__DATASET CONTENT__
────

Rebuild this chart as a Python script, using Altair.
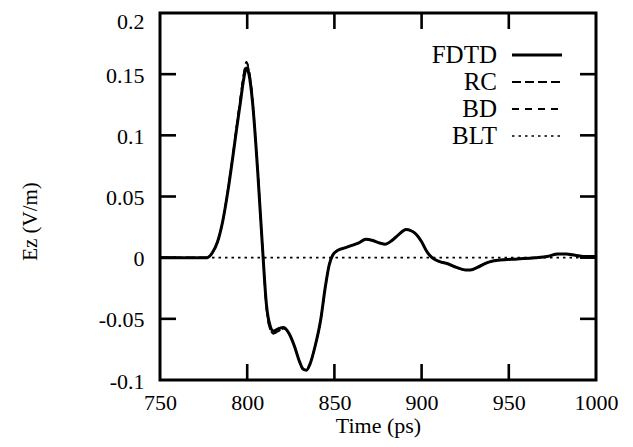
import altair as alt
import pandas as pd

# ---- data ----
time_ps = [750, 770, 777, 780, 783, 786, 789, 792, 794, 796, 798, 799.5, 801, 803, 806, 809,
           811, 813, 815, 818, 821, 824, 827, 830, 832, 834, 836, 839, 842, 845, 847, 849,
           852, 856, 860, 864, 868, 872, 876, 879, 883, 887, 891, 894, 897, 900, 903, 906,
           910, 915, 920, 925, 928, 932, 936, 940, 945, 955, 965, 972, 978, 983, 988, 993, 1000]
fdtd = [0, 0, 0.000, 0.004, 0.013, 0.030, 0.055, 0.085, 0.106, 0.126, 0.146, 0.155, 0.150, 0.128, 0.071, 0.003,
        -0.038, -0.055, -0.060, -0.058, -0.057, -0.062, -0.072, -0.085, -0.091, -0.092, -0.087, -0.072, -0.052, -0.022, -0.006, 0.002,
        0.006, 0.008, 0.010, 0.012, 0.015, 0.014, 0.012, 0.011, 0.014, 0.019, 0.023, 0.022, 0.019, 0.013, 0.005, 0.000,
        -0.003, -0.005, -0.008, -0.010, -0.010, -0.008, -0.005, -0.003, -0.002, -0.001, 0.000, 0.001, 0.003, 0.003, 0.002, 0.001, 0.001]
rc = [0, 0, 0.000, 0.004, 0.013, 0.030, 0.056, 0.086, 0.108, 0.129, 0.150, 0.159, 0.153, 0.130, 0.072, 0.003,
      -0.040, -0.058, -0.062, -0.060, -0.058, -0.062, -0.072, -0.085, -0.091, -0.092, -0.087, -0.072, -0.052, -0.022, -0.006, 0.002,
      0.006, 0.008, 0.010, 0.012, 0.015, 0.014, 0.012, 0.011, 0.014, 0.019, 0.023, 0.022, 0.019, 0.013, 0.005, 0.000,
      -0.003, -0.005, -0.008, -0.010, -0.010, -0.008, -0.005, -0.003, -0.002, -0.001, 0.000, 0.001, 0.003, 0.003, 0.002, 0.001, 0.001]
bd = [0, 0, 0.000, 0.004, 0.013, 0.030, 0.056, 0.086, 0.108, 0.129, 0.150, 0.160, 0.154, 0.131, 0.072, 0.003,
      -0.040, -0.058, -0.062, -0.060, -0.058, -0.062, -0.072, -0.085, -0.091, -0.092, -0.087, -0.072, -0.052, -0.022, -0.006, 0.002,
      0.006, 0.008, 0.010, 0.012, 0.015, 0.014, 0.012, 0.011, 0.014, 0.019, 0.023, 0.022, 0.019, 0.013, 0.005, 0.000,
      -0.003, -0.005, -0.008, -0.010, -0.010, -0.008, -0.005, -0.003, -0.002, -0.001, 0.000, 0.001, 0.003, 0.003, 0.002, 0.001, 0.001]
blt = [0.0] * len(time_ps)

series_names = ["FDTD", "RC", "BD", "BLT"]
x_ticks = [750, 800, 850, 900, 950, 1000]
y_ticks = [-0.1, -0.05, 0, 0.05, 0.1, 0.15, 0.2]

W, H = 436, 367
FONT = "Liberation Serif"
TICK = 16

rows = []
for name, vals in zip(series_names, [fdtd, rc, bd, blt]):
    for t, v in zip(time_ps, vals):
        rows.append({"t": t, "v": v, "s": name})
df = pd.DataFrame(rows)

xs = alt.Scale(domain=[750, 1000], nice=False)
ys = alt.Scale(domain=[-0.1, 0.2], nice=False)

axis_x = alt.Axis(values=x_ticks, ticks=False, domain=False, grid=False, labelFont=FONT,
                  labelFontSize=22, labelColor="black", labelPadding=12, format="d",
                  title="Time (ps)", titleFont=FONT, titleFontSize=22, titleFontWeight="normal",
                  titleColor="black", titlePadding=2, labelFlush=False)
axis_y = alt.Axis(values=y_ticks, ticks=False, domain=False, grid=False, labelFont=FONT,
                  labelFontSize=22, labelColor="black", labelPadding=16,
                  labelOffset={"condition": {"test": "datum.value > 0.19", "value": 8}, "value": 1},
                  labelExpr="datum.value < 0 ? '-' + format(-datum.value, '~g') : format(datum.value, '~g')",
                  title="Ez (V/m)", titleFont=FONT, titleFontSize=21, titleFontWeight="normal",
                  titleColor="black", titleX=-130, titleY=208, titleAngle=-90,
                  titleAlign="center", titleBaseline="middle", labelFlush=False)

X = alt.X("t:Q", scale=xs, axis=axis_x)
Y = alt.Y("v:Q", scale=ys, axis=axis_y)

styles = {
    "FDTD": dict(strokeWidth=3),
    "RC": dict(strokeWidth=1.8, strokeDash=[9, 4]),
    "BD": dict(strokeWidth=1.8, strokeDash=[7, 6]),
    "BLT": dict(strokeWidth=1.6, strokeDash=[2.5, 4]),
}

base = alt.Chart(df)
layers = []
for name in ["BLT", "BD", "RC", "FDTD"]:
    layers.append(
        base.transform_filter(alt.datum.s == name)
        .mark_line(color="black", interpolate="monotone", **styles[name])
        .encode(x=X, y=Y)
    )

# inward ticks on all four sides
xt = pd.DataFrame({"t": x_ticks[1:-1]})
yt = pd.DataFrame({"v": y_ticks[1:-1]})
tick_style = dict(color="black", strokeWidth=2.6)
layers.append(alt.Chart(xt).mark_rule(**tick_style).encode(
    x=X, y=alt.value(H), y2=alt.value(H - TICK)))
layers.append(alt.Chart(xt).mark_rule(**tick_style).encode(
    x=X, y=alt.value(0), y2=alt.value(TICK)))
layers.append(alt.Chart(yt).mark_rule(**tick_style).encode(
    y=Y, x=alt.value(0), x2=alt.value(TICK)))
layers.append(alt.Chart(yt).mark_rule(**tick_style).encode(
    y=Y, x=alt.value(W - TICK), x2=alt.value(W)))

# legend drawn inside the plot
leg_y = [42, 69, 96, 123]
for name, ly in zip(series_names, leg_y):
    ldf = pd.DataFrame({"s": [name]})
    layers.append(alt.Chart(ldf).mark_text(align="right", baseline="middle", font=FONT,
                                           fontSize=25, color="black").encode(
        text="s:N", x=alt.value(337), y=alt.value(ly)))
    layers.append(alt.Chart(ldf).mark_rule(color="black", **styles[name]).encode(
        x=alt.value(352), x2=alt.value(402), y=alt.value(ly)))

chart = alt.layer(*layers).properties(
    width=W, height=H,
    background="white",
    autosize=alt.AutoSizeParams(type="none"),
    padding={"left": 152, "top": 5, "right": 29, "bottom": 59},
).configure_view(stroke="black", strokeWidth=3)

chart.save("out.html", embed_options={"renderer": "svg", "actions": False})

────

__GOAL__
Quote the preceding listing precisely and completely, omitting its images.

__ANSWER__
Rebuild this chart as a Python script, using Altair.
import altair as alt
import pandas as pd

# ---- data ----
time_ps = [750, 770, 777, 780, 783, 786, 789, 792, 794, 796, 798, 799.5, 801, 803, 806, 809,
           811, 813, 815, 818, 821, 824, 827, 830, 832, 834, 836, 839, 842, 845, 847, 849,
           852, 856, 860, 864, 868, 872, 876, 879, 883, 887, 891, 894, 897, 900, 903, 906,
           910, 915, 920, 925, 928, 932, 936, 940, 945, 955, 965, 972, 978, 983, 988, 993, 1000]
fdtd = [0, 0, 0.000, 0.004, 0.013, 0.030, 0.055, 0.085, 0.106, 0.126, 0.146, 0.155, 0.150, 0.128, 0.071, 0.003,
        -0.038, -0.055, -0.060, -0.058, -0.057, -0.062, -0.072, -0.085, -0.091, -0.092, -0.087, -0.072, -0.052, -0.022, -0.006, 0.002,
        0.006, 0.008, 0.010, 0.012, 0.015, 0.014, 0.012, 0.011, 0.014, 0.019, 0.023, 0.022, 0.019, 0.013, 0.005, 0.000,
        -0.003, -0.005, -0.008, -0.010, -0.010, -0.008, -0.005, -0.003, -0.002, -0.001, 0.000, 0.001, 0.003, 0.003, 0.002, 0.001, 0.001]
rc = [0, 0, 0.000, 0.004, 0.013, 0.030, 0.056, 0.086, 0.108, 0.129, 0.150, 0.159, 0.153, 0.130, 0.072, 0.003,
      -0.040, -0.058, -0.062, -0.060, -0.058, -0.062, -0.072, -0.085, -0.091, -0.092, -0.087, -0.072, -0.052, -0.022, -0.006, 0.002,
      0.006, 0.008, 0.010, 0.012, 0.015, 0.014, 0.012, 0.011, 0.014, 0.019, 0.023, 0.022, 0.019, 0.013, 0.005, 0.000,
      -0.003, -0.005, -0.008, -0.010, -0.010, -0.008, -0.005, -0.003, -0.002, -0.001, 0.000, 0.001, 0.003, 0.003, 0.002, 0.001, 0.001]
bd = [0, 0, 0.000, 0.004, 0.013, 0.030, 0.056, 0.086, 0.108, 0.129, 0.150, 0.160, 0.154, 0.131, 0.072, 0.003,
      -0.040, -0.058, -0.062, -0.060, -0.058, -0.062, -0.072, -0.085, -0.091, -0.092, -0.087, -0.072, -0.052, -0.022, -0.006, 0.002,
      0.006, 0.008, 0.010, 0.012, 0.015, 0.014, 0.012, 0.011, 0.014, 0.019, 0.023, 0.022, 0.019, 0.013, 0.005, 0.000,
      -0.003, -0.005, -0.008, -0.010, -0.010, -0.008, -0.005, -0.003, -0.002, -0.001, 0.000, 0.001, 0.003, 0.003, 0.002, 0.001, 0.001]
blt = [0.0] * len(time_ps)

series_names = ["FDTD", "RC", "BD", "BLT"]
x_ticks = [750, 800, 850, 900, 950, 1000]
y_ticks = [-0.1, -0.05, 0, 0.05, 0.1, 0.15, 0.2]

W, H = 436, 367
FONT = "Liberation Serif"
TICK = 16

rows = []
for name, vals in zip(series_names, [fdtd, rc, bd, blt]):
    for t, v in zip(time_ps, vals):
        rows.append({"t": t, "v": v, "s": name})
df = pd.DataFrame(rows)

xs = alt.Scale(domain=[750, 1000], nice=False)
ys = alt.Scale(domain=[-0.1, 0.2], nice=False)

axis_x = alt.Axis(values=x_ticks, ticks=False, domain=False, grid=False, labelFont=FONT,
                  labelFontSize=22, labelColor="black", labelPadding=12, format="d",
                  title="Time (ps)", titleFont=FONT, titleFontSize=22, titleFontWeight="normal",
                  titleColor="black", titlePadding=2, labelFlush=False)
axis_y = alt.Axis(values=y_ticks, ticks=False, domain=False, grid=False, labelFont=FONT,
                  labelFontSize=22, labelColor="black", labelPadding=16,
                  labelOffset={"condition": {"test": "datum.value > 0.19", "value": 8}, "value": 1},
                  labelExpr="datum.value < 0 ? '-' + format(-datum.value, '~g') : format(datum.value, '~g')",
                  title="Ez (V/m)", titleFont=FONT, titleFontSize=21, titleFontWeight="normal",
                  titleColor="black", titleX=-130, titleY=208, titleAngle=-90,
                  titleAlign="center", titleBaseline="middle", labelFlush=False)

X = alt.X("t:Q", scale=xs, axis=axis_x)
Y = alt.Y("v:Q", scale=ys, axis=axis_y)

styles = {
    "FDTD": dict(strokeWidth=3),
    "RC": dict(strokeWidth=1.8, strokeDash=[9, 4]),
    "BD": dict(strokeWidth=1.8, strokeDash=[7, 6]),
    "BLT": dict(strokeWidth=1.6, strokeDash=[2.5, 4]),
}

base = alt.Chart(df)
layers = []
for name in ["BLT", "BD", "RC", "FDTD"]:
    layers.append(
        base.transform_filter(alt.datum.s == name)
        .mark_line(color="black", interpolate="monotone", **styles[name])
        .encode(x=X, y=Y)
    )

# inward ticks on all four sides
xt = pd.DataFrame({"t": x_ticks[1:-1]})
yt = pd.DataFrame({"v": y_ticks[1:-1]})
tick_style = dict(color="black", strokeWidth=2.6)
layers.append(alt.Chart(xt).mark_rule(**tick_style).encode(
    x=X, y=alt.value(H), y2=alt.value(H - TICK)))
layers.append(alt.Chart(xt).mark_rule(**tick_style).encode(
    x=X, y=alt.value(0), y2=alt.value(TICK)))
layers.append(alt.Chart(yt).mark_rule(**tick_style).encode(
    y=Y, x=alt.value(0), x2=alt.value(TICK)))
layers.append(alt.Chart(yt).mark_rule(**tick_style).encode(
    y=Y, x=alt.value(W - TICK), x2=alt.value(W)))

# legend drawn inside the plot
leg_y = [42, 69, 96, 123]
for name, ly in zip(series_names, leg_y):
    ldf = pd.DataFrame({"s": [name]})
    layers.append(alt.Chart(ldf).mark_text(align="right", baseline="middle", font=FONT,
                                           fontSize=25, color="black").encode(
        text="s:N", x=alt.value(337), y=alt.value(ly)))
    layers.append(alt.Chart(ldf).mark_rule(color="black", **styles[name]).encode(
        x=alt.value(352), x2=alt.value(402), y=alt.value(ly)))

chart = alt.layer(*layers).properties(
    width=W, height=H,
    background="white",
    autosize=alt.AutoSizeParams(type="none"),
    padding={"left": 152, "top": 5, "right": 29, "bottom": 59},
).configure_view(stroke="black", strokeWidth=3)

chart.save("out.html", embed_options={"renderer": "svg", "actions": False})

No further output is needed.